Jeffrey Law <[EMAIL PROTECTED]> writes:

> On Thu, 2006-12-21 at 10:08 -0800, Ian Lance Taylor wrote:
> 
> First, let's go ahead and define an orphan.  An orphan is an SSA_NAME
> which has SSA_NAME_DEF_STMT pointing to a statement which does not
> appear in the IL.

That's fine, that simply changes to the question to how you can tell,
given an SSA_NAME, whether it is an orphan or not.

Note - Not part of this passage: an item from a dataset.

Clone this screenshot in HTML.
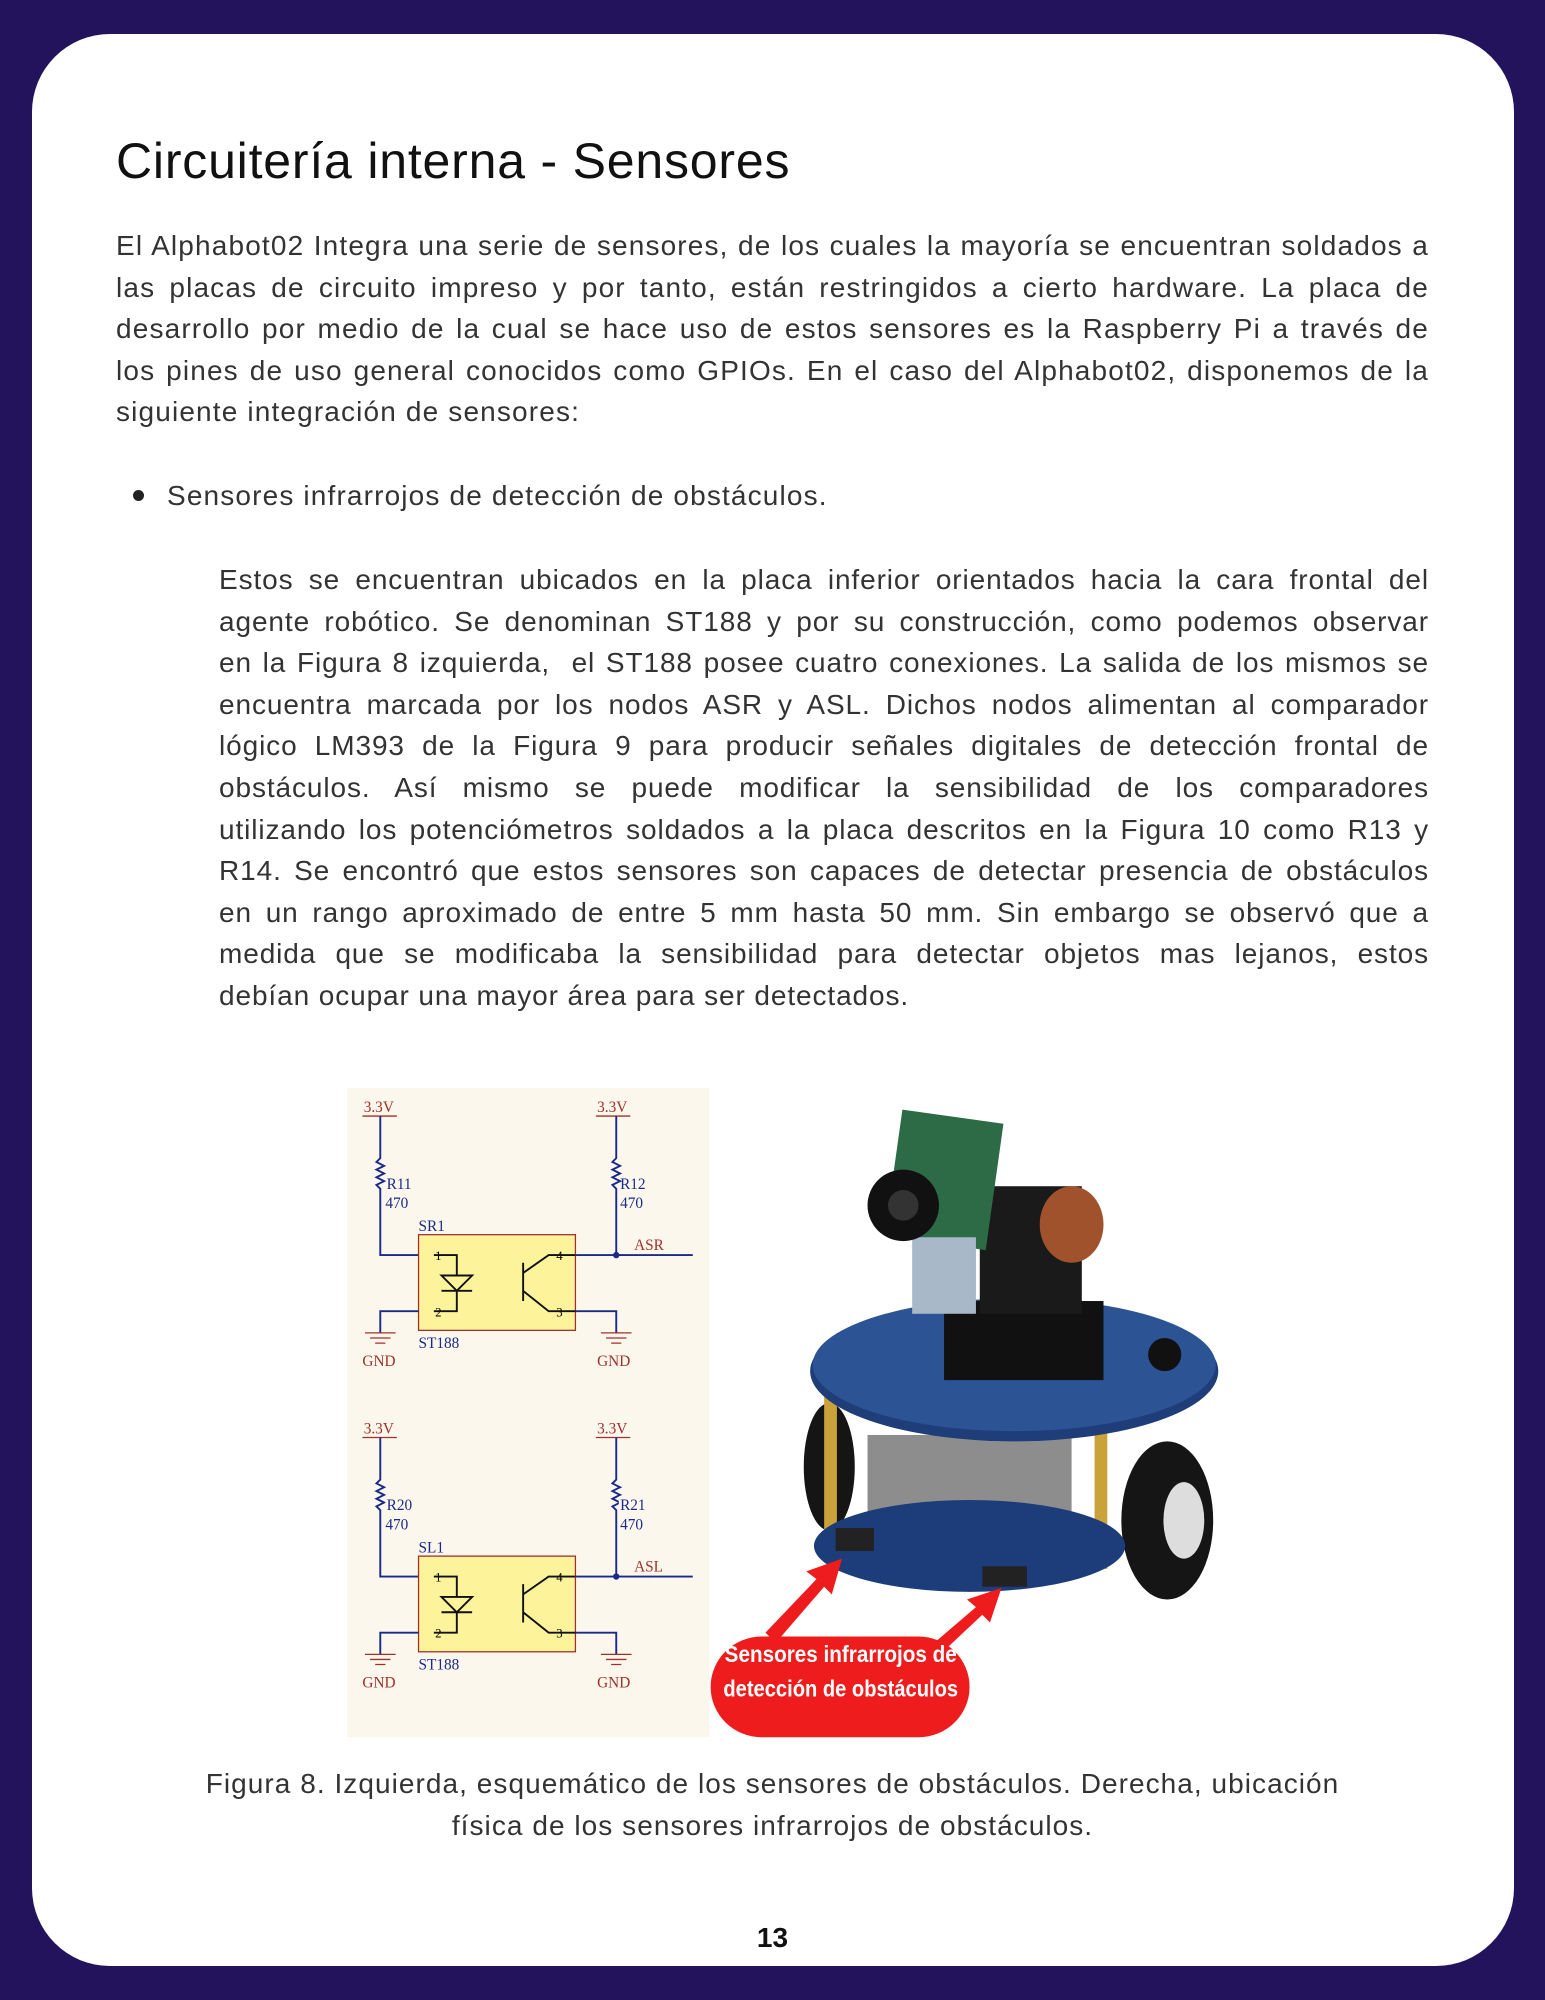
<!DOCTYPE html>
<html><head><meta charset="utf-8">
<style>
html,body{margin:0;padding:0}
body{width:1545px;height:2000px;background:#22135c;position:relative;overflow:hidden;font-family:"Liberation Sans",sans-serif;color:#222}
.card{position:absolute;left:32px;top:34px;width:1482px;height:1932px;background:#fff;border-radius:78px}
h1{position:absolute;left:116px;top:132px;margin:0;font-weight:normal;font-size:50px;color:#111;letter-spacing:0.8px}
.p{position:absolute;font-size:28px;line-height:41.6px;text-align:justify;text-align-last:left;color:#333;margin:0;letter-spacing:1.15px}
.l{display:block;text-align:justify;text-align-last:justify}
.l.last{text-align-last:left}
.bullet{position:absolute;left:133px;top:490px;width:11px;height:11px;border-radius:50%;background:#222}
.cap{position:absolute;left:120px;width:1305px;top:1763px;text-align:center;font-size:28px;line-height:42px;color:#333;letter-spacing:1.05px}
.num{position:absolute;left:0;width:1545px;top:1922px;text-align:center;font-size:28px;font-weight:bold;color:#111}
svg{position:absolute;left:0;top:0}
</style></head><body>
<div class="card"></div>
<h1>Circuitería interna - Sensores</h1>
<p class="p" style="left:116px;top:225px;width:1313px">El Alphabot02 Integra una serie de sensores, de los cuales la mayoría se encuentran soldados a las placas de circuito impreso y por tanto, están restringidos a cierto hardware. La placa de desarrollo por medio de la cual se hace uso de estos sensores es la Raspberry Pi a través de los pines de uso general conocidos como GPIOs. En el caso del Alphabot02, disponemos de la siguiente integración de sensores:</p>
<div class="bullet"></div>
<p class="p" style="left:167px;top:475px;width:1250px">Sensores infrarrojos de detección de obstáculos.</p>
<p class="p" style="left:219px;top:559px;width:1210px;letter-spacing:0.9px">
<span class="l">Estos se encuentran ubicados en la placa inferior orientados hacia la cara frontal del</span>
<span class="l">agente robótico. Se denominan ST188 y por su construcción, como podemos observar</span>
<span class="l">en la Figura 8 izquierda, &nbsp;el ST188 posee cuatro conexiones. La salida de los mismos se</span>
<span class="l">encuentra marcada por los nodos ASR y ASL. Dichos nodos alimentan al comparador</span>
<span class="l">lógico LM393 de la Figura 9 para producir señales digitales de detección frontal de</span>
<span class="l">obstáculos. Así mismo se puede modificar la sensibilidad de los comparadores</span>
<span class="l">utilizando los potenciómetros soldados a la placa descritos en la Figura 10 como R13 y</span>
<span class="l">R14. Se encontró que estos sensores son capaces de detectar presencia de obstáculos</span>
<span class="l">en un rango aproximado de entre 5 mm hasta 50 mm. Sin embargo se observó que a</span>
<span class="l">medida que se modificaba la sensibilidad para detectar objetos mas lejanos, estos</span>
<span class="l last">debían ocupar una mayor área para ser detectados.</span></p>

<svg width="1545" height="2000" viewBox="0 0 1211 1568">
<g>
<rect x="272" y="853" width="284" height="509" fill="#fcf7ec"/>
<g id="ckt" font-family="Liberation Serif,serif" font-size="12">
 <text x="285" y="872" fill="#a0302a">3.3V</text><text x="468" y="872" fill="#a0302a">3.3V</text>
 <line x1="284" y1="875" x2="311" y2="875" stroke="#a0302a"/><line x1="467" y1="875" x2="494" y2="875" stroke="#a0302a"/>
 <path d="M298 875V908l-3 3 6 3-6 3 6 3-6 3 6 3-6 3 3 3V984H328" fill="none" stroke="#1a2a8a" stroke-width="1.5"/>
 <path d="M483 875V908l-3 3 6 3-6 3 6 3-6 3 6 3-6 3 3 3V984" fill="none" stroke="#1a2a8a" stroke-width="1.5"/>
 <line x1="451" y1="984" x2="543" y2="984" stroke="#1a2a8a" stroke-width="1.5"/>
 <circle cx="483" cy="984" r="2.5" fill="#1a2a8a"/>
 <text x="303" y="932" fill="#1a2a8a">R11</text><text x="302" y="947" fill="#1a2a8a">470</text>
 <text x="486" y="932" fill="#1a2a8a">R12</text><text x="486" y="947" fill="#1a2a8a">470</text>
 <text x="328" y="965" fill="#1a2a8a">SR1</text><text x="497" y="980" fill="#a0302a">ASR</text>
 <rect x="328" y="968" width="123" height="75" fill="#fdf39a" stroke="#a0302a"/>
 <path d="M328 1028H298V1045M451 1028H483V1045" fill="none" stroke="#1a2a8a" stroke-width="1.5"/>
 <path d="M286 1045h24M290 1049h16M294 1053h8M471 1045h24M475 1049h16M479 1053h8" stroke="#a0302a"/>
 <text x="284" y="1071" fill="#a0302a">GND</text><text x="468" y="1071" fill="#a0302a">GND</text>
 <text x="328" y="1057" fill="#1a2a8a">ST188</text>
 <text x="341" y="988" font-size="10">1</text><text x="341" y="1032" font-size="10">2</text><text x="436" y="988" font-size="10">4</text><text x="436" y="1032" font-size="10">3</text>
 <path d="M340 984H358V1000M346 1000h24l-12 12zM346 1012h24M358 1012V1028H340M410 990V1020M410 998L430 984H451M410 1012L430 1028H451" fill="none" stroke="#111" stroke-width="1.5"/>
</g>
<use href="#ckt" y="252"/>
</g>
<g font-family="Liberation Serif,serif" font-size="12" fill="#1a2a8a">
<rect x="302" y="1173" width="24" height="14" fill="#fcf7ec"/><text x="303" y="1184">R20</text>
<rect x="485" y="1173" width="24" height="14" fill="#fcf7ec"/><text x="486" y="1184">R21</text>
<rect x="327" y="1206" width="24" height="13" fill="#fcf7ec"/><text x="328" y="1217">SL1</text>
<rect x="496" y="1221" width="28" height="14" fill="#fcf7ec"/><text x="497" y="1232" fill="#a0302a">ASL</text>
</g>
<g>
<ellipse cx="915" cy="1192" rx="36" ry="62" fill="#151515"/>
<ellipse cx="928" cy="1192" rx="16" ry="30" fill="#ddd"/>
<ellipse cx="650" cy="1150" rx="20" ry="50" fill="#151515"/>
<rect x="646" y="1095" width="10" height="130" fill="#c9a23a"/><rect x="858" y="1100" width="10" height="130" fill="#c9a23a"/>
<rect x="680" y="1125" width="160" height="75" fill="#8d8d8d"/>
<ellipse cx="760" cy="1212" rx="122" ry="36" fill="#1d3c7a"/>
<rect x="655" y="1198" width="30" height="18" fill="#222"/><rect x="770" y="1228" width="35" height="16" fill="#222"/>
<ellipse cx="795" cy="1075" rx="160" ry="55" fill="#1f3d78"/>
<ellipse cx="795" cy="1070" rx="158" ry="52" fill="#2c5495"/>
<rect x="740" y="1020" width="125" height="62" fill="#111"/>
<rect x="768" y="930" width="80" height="100" fill="#1a1a1a"/>
<ellipse cx="840" cy="960" rx="25" ry="30" fill="#a0522d"/>
<rect x="700" y="875" width="80" height="100" fill="#2d6b47" transform="rotate(8 740 925)"/>
<rect x="715" y="970" width="50" height="60" fill="#a8b8c8"/>
<circle cx="708" cy="945" r="28" fill="#111"/><circle cx="708" cy="945" r="12" fill="#333"/>
<circle cx="913" cy="1062" r="13" fill="#111"/>
</g>
<g fill="#ee1c1c">
<path d="M600 1280L640 1238 632 1232 660 1222 652 1250 646 1244 608 1288z"/>
<path d="M730 1290L765 1260 758 1254 785 1245 776 1272 770 1266 738 1296z"/>
</g>
<g>
<rect x="557" y="1283" width="203" height="79" rx="40" fill="#ee1c1c"/>
<text x="568" y="1303" textLength="182" lengthAdjust="spacingAndGlyphs" fill="#fff" font-weight="bold" font-size="18" font-family="Liberation Sans Narrow,Liberation Sans,sans-serif">Sensores infrarrojos de</text>
<text x="567" y="1330" textLength="184" lengthAdjust="spacingAndGlyphs" fill="#fff" font-weight="bold" font-size="18" font-family="Liberation Sans Narrow,Liberation Sans,sans-serif">detección de obstáculos</text>
</g>
</svg>
<div class="cap">Figura 8. Izquierda, esquemático de los sensores de obstáculos. Derecha, ubicación<br>física de los sensores infrarrojos de obstáculos.</div>
<div class="num">13</div>
</body></html>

> Note we'd still have the problem of orphans for which I see only two
> solutions.
> 
> First, we bite the bullet and find every point where we're not releasing
> orphan and we make failure to release a dead SSA_NAME an error (which we
> can check during the IL scan as part of verify_ssa).  The advantage is
> we know at any point the set SSA_NAMEs which appear in the IL and we
> have very clearly defined rules for dealing with SSA_NAMEs.  They are
> either free or they appear in the IL -- no orphans.
> 
> The alternative is to mark/sweep them between passes.  The obvious
> downside is that within a pass we can get orphans, which I think
> is insufficient for the current needs.

I can't see any reason that we would not want to adopt your first
solution.


> > I think the issue is whether we want to have a way to see all
> > currently valid SSA_NAMEs.  Right now we can have SSA_NAMEs in the
> > list which are no longer used, and we have no way to tell whether they
> > are used or not.  Thus the only way to see all valid SSA_NAMEs is to
> > walk the code.
> Depends on your definition of valid :-)  Until now we've allowed 
> valid to include orphan SSA_NAMEs.  That's far from ideal.  But
> it's worked marginally until now.
> 
> Note that an orphan SSA_NAME should still have a TREE_CHAIN which
> points to a "valid" statement node.  God help you if you try to
> interpret anything inside that statement node though.

Right, and since you currently can't tell whether an SSA_NAME is an
orphan or not, that makes the distinction currently useless.